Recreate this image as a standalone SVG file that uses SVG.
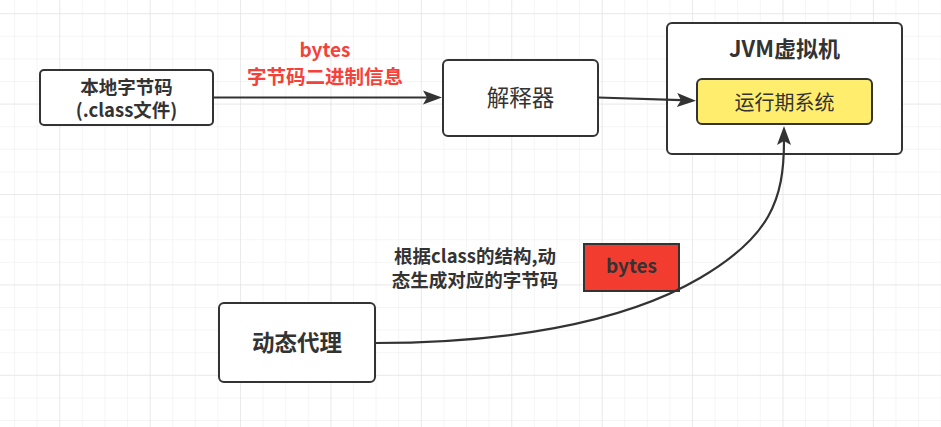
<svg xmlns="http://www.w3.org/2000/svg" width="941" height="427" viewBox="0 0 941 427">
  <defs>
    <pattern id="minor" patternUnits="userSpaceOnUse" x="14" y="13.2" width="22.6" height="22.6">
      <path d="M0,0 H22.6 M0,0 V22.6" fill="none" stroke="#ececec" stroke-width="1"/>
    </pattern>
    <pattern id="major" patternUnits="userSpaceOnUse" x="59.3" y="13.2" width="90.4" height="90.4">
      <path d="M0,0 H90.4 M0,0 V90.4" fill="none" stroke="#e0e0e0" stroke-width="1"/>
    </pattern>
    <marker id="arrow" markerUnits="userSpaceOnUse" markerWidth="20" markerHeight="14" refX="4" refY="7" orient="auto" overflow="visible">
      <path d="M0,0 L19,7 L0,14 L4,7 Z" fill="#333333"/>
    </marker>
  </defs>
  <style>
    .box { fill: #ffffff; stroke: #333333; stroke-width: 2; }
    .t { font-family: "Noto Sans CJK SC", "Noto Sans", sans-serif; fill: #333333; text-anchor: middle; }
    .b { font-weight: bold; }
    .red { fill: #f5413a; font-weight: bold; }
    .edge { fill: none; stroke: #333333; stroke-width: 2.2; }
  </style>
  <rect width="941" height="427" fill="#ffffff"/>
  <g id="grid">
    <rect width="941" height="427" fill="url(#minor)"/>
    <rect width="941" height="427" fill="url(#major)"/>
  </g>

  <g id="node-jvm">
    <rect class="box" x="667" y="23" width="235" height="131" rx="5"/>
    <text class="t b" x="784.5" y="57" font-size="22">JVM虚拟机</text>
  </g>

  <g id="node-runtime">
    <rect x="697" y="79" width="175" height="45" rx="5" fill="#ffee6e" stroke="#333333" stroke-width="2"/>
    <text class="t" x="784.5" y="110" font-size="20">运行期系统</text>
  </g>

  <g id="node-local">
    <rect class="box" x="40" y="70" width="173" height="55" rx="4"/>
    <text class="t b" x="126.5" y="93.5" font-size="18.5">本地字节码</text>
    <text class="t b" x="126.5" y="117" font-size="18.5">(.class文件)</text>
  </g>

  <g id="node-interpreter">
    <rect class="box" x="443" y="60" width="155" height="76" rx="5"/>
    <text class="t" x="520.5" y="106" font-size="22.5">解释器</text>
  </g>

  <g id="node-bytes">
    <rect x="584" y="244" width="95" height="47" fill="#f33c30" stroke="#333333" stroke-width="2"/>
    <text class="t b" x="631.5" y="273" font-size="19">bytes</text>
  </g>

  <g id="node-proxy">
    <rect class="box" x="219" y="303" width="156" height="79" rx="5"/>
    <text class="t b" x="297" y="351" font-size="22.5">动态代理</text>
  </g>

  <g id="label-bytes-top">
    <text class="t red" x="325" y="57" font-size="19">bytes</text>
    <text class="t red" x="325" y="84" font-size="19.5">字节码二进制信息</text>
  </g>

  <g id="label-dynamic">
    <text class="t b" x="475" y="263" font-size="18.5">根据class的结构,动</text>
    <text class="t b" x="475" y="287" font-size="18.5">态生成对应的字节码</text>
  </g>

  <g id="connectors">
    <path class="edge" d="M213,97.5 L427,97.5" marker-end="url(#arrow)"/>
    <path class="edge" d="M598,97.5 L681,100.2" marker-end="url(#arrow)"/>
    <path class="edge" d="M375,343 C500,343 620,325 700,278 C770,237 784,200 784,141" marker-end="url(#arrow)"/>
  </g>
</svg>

━━━━━━━━━━━━━━━━━━━━━━━━━━━━━━

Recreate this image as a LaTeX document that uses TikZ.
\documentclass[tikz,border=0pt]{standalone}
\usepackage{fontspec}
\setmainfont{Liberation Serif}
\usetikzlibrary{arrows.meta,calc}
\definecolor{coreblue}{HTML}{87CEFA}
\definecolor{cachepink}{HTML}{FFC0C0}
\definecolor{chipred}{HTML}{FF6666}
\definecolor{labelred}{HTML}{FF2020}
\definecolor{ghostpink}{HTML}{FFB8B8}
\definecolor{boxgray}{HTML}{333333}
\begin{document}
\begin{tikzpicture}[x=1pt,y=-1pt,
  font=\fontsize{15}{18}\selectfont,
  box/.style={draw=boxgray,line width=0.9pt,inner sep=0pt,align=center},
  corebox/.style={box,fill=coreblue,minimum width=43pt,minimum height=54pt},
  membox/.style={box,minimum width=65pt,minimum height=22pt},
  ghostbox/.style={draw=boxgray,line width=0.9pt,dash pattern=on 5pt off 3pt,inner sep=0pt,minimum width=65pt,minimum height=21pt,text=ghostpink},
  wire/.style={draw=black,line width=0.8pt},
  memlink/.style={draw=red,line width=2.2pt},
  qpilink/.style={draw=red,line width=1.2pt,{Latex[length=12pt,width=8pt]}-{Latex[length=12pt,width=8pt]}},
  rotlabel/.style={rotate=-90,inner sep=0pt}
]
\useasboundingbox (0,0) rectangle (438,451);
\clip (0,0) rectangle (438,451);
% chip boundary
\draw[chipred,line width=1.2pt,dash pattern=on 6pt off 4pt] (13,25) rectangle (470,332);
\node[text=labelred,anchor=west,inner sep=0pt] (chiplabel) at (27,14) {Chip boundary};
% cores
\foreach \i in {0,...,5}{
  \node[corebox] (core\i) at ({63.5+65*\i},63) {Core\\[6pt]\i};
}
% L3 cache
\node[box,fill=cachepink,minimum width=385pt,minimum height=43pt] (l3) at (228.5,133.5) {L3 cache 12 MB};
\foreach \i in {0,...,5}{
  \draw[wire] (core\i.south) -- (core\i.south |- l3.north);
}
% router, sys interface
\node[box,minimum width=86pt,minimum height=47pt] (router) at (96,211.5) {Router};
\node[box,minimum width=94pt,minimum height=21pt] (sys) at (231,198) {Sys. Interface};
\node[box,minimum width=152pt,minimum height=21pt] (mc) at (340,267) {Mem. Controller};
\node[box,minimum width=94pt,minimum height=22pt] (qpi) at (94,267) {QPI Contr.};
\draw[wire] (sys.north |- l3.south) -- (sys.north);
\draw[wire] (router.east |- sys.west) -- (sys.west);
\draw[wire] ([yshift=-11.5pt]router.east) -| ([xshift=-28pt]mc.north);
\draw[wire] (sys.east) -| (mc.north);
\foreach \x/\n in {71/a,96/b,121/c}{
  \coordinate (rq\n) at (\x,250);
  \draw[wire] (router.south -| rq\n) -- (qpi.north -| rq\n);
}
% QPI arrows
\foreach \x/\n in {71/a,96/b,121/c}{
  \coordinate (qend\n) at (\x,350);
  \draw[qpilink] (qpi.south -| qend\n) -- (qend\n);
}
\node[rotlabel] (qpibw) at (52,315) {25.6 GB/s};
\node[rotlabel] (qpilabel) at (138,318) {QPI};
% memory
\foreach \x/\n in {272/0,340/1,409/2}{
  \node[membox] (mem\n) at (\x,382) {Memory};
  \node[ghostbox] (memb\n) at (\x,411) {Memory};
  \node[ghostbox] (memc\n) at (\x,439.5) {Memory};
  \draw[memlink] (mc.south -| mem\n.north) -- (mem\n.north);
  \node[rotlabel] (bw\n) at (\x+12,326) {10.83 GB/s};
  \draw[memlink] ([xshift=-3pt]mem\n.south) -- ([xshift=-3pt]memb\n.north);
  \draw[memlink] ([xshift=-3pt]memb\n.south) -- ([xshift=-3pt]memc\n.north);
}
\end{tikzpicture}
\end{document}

━━━━━━━━━━━━━━━━━━━━━━━━━━━━━━

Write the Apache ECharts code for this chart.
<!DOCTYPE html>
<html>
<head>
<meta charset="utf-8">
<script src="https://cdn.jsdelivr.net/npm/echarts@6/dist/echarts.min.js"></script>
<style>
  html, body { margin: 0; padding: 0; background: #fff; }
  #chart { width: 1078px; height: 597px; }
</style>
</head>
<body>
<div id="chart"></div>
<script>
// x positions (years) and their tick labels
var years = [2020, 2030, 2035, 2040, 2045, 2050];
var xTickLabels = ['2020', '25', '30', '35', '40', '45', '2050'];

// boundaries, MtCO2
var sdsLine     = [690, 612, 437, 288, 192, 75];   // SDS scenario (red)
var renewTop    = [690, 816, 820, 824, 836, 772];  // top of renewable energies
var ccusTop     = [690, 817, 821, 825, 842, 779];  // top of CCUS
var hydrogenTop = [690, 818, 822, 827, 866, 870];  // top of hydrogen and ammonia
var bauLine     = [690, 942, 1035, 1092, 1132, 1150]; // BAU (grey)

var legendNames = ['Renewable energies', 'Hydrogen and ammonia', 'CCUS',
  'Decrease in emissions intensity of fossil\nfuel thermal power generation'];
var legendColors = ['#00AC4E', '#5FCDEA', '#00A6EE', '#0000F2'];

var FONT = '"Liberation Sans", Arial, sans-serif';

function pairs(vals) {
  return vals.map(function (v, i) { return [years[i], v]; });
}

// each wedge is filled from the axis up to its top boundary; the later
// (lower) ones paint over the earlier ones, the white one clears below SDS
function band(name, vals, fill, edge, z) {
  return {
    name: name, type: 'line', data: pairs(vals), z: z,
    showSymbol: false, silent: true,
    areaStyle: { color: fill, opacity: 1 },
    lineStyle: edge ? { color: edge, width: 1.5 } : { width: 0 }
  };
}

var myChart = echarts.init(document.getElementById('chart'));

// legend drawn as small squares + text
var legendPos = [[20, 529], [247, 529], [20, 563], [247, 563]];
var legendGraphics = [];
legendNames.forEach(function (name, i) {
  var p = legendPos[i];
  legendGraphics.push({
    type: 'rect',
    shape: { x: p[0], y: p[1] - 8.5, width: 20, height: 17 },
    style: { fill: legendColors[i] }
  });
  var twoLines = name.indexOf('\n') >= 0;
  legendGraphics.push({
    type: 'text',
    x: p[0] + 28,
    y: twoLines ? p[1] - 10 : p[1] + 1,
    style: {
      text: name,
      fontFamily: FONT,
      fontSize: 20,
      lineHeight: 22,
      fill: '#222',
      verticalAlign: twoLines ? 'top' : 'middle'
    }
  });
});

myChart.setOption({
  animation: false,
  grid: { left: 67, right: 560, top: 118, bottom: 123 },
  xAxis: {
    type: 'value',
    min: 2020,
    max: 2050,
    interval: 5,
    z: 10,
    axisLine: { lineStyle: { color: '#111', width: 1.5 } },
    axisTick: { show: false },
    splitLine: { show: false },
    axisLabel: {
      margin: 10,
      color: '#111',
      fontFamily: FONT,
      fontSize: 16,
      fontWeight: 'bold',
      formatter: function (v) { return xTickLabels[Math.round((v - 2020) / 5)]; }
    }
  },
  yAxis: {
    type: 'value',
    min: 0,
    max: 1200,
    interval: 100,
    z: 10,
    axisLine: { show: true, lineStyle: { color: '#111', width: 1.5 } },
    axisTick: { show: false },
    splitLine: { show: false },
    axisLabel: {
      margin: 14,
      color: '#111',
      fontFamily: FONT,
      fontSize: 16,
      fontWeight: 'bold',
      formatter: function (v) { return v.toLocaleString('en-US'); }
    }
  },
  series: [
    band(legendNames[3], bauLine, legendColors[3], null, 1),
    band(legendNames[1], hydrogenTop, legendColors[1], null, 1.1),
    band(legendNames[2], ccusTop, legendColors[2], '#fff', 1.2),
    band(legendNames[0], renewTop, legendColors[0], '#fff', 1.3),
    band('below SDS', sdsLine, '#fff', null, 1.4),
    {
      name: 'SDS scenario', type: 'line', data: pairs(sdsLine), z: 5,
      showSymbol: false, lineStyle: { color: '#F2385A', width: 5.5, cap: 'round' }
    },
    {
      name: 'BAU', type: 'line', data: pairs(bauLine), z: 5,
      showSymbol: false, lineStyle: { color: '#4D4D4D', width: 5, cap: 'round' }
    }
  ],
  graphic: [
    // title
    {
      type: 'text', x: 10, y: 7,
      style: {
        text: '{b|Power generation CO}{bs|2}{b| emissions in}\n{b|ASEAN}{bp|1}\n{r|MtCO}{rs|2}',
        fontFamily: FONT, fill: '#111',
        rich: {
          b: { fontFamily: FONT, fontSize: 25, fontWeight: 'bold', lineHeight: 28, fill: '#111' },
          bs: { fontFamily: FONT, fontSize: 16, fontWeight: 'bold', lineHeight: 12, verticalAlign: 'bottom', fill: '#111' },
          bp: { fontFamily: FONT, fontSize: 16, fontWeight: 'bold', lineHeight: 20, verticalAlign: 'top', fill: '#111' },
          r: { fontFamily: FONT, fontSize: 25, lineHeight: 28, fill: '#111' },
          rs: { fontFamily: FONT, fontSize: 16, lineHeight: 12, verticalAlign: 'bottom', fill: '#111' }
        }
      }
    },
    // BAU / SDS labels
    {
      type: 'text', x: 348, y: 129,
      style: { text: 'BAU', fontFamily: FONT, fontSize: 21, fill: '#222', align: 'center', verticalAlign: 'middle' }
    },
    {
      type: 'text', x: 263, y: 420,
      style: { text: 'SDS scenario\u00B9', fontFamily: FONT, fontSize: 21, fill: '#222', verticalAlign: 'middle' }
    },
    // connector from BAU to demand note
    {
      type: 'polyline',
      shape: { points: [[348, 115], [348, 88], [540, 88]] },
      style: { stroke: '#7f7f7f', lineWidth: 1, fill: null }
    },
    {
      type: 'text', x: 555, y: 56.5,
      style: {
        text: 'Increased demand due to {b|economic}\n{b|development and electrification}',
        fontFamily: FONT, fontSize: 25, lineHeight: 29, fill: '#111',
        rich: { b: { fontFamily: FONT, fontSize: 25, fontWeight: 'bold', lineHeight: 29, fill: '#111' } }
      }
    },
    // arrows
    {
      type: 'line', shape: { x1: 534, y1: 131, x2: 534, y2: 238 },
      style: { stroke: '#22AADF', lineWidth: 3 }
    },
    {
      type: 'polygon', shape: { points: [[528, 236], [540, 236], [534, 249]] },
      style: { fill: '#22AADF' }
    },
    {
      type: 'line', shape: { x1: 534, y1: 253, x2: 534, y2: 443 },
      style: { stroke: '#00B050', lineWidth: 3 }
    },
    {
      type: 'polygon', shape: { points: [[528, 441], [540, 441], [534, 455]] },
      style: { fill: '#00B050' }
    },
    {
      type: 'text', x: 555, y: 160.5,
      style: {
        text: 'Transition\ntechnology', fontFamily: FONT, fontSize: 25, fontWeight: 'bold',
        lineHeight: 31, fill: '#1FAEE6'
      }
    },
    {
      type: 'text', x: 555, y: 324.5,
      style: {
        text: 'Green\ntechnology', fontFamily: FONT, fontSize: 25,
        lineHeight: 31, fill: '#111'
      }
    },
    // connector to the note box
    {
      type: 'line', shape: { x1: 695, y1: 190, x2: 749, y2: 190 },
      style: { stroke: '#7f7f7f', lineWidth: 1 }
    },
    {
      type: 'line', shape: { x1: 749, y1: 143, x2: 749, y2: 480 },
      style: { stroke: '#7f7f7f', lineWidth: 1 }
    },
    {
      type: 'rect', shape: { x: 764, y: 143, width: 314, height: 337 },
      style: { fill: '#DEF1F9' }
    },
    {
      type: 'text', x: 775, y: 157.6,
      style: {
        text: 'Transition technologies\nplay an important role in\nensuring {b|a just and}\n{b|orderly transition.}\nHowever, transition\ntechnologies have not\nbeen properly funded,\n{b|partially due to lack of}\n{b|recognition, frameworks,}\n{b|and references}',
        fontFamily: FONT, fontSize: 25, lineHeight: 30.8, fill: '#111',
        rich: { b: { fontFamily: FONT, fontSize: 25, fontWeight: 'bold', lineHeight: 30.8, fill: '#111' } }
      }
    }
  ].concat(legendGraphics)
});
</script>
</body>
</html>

━━━━━━━━━━━━━━━━━━━━━━━━━━━━━━

- **Problem requirements**
Extract and output the part that opens with the line containing "Write the Apache ECharts code for this chart." and closes with the line containing "var myChart = echarts.init(document.getElementById('chart'));", unchanged, ends included.

- **Output of the task**
Write the Apache ECharts code for this chart.
<!DOCTYPE html>
<html>
<head>
<meta charset="utf-8">
<script src="https://cdn.jsdelivr.net/npm/echarts@6/dist/echarts.min.js"></script>
<style>
  html, body { margin: 0; padding: 0; background: #fff; }
  #chart { width: 1078px; height: 597px; }
</style>
</head>
<body>
<div id="chart"></div>
<script>
// x positions (years) and their tick labels
var years = [2020, 2030, 2035, 2040, 2045, 2050];
var xTickLabels = ['2020', '25', '30', '35', '40', '45', '2050'];

// boundaries, MtCO2
var sdsLine     = [690, 612, 437, 288, 192, 75];   // SDS scenario (red)
var renewTop    = [690, 816, 820, 824, 836, 772];  // top of renewable energies
var ccusTop     = [690, 817, 821, 825, 842, 779];  // top of CCUS
var hydrogenTop = [690, 818, 822, 827, 866, 870];  // top of hydrogen and ammonia
var bauLine     = [690, 942, 1035, 1092, 1132, 1150]; // BAU (grey)

var legendNames = ['Renewable energies', 'Hydrogen and ammonia', 'CCUS',
  'Decrease in emissions intensity of fossil\nfuel thermal power generation'];
var legendColors = ['#00AC4E', '#5FCDEA', '#00A6EE', '#0000F2'];

var FONT = '"Liberation Sans", Arial, sans-serif';

function pairs(vals) {
  return vals.map(function (v, i) { return [years[i], v]; });
}

// each wedge is filled from the axis up to its top boundary; the later
// (lower) ones paint over the earlier ones, the white one clears below SDS
function band(name, vals, fill, edge, z) {
  return {
    name: name, type: 'line', data: pairs(vals), z: z,
    showSymbol: false, silent: true,
    areaStyle: { color: fill, opacity: 1 },
    lineStyle: edge ? { color: edge, width: 1.5 } : { width: 0 }
  };
}

var myChart = echarts.init(document.getElementById('chart'));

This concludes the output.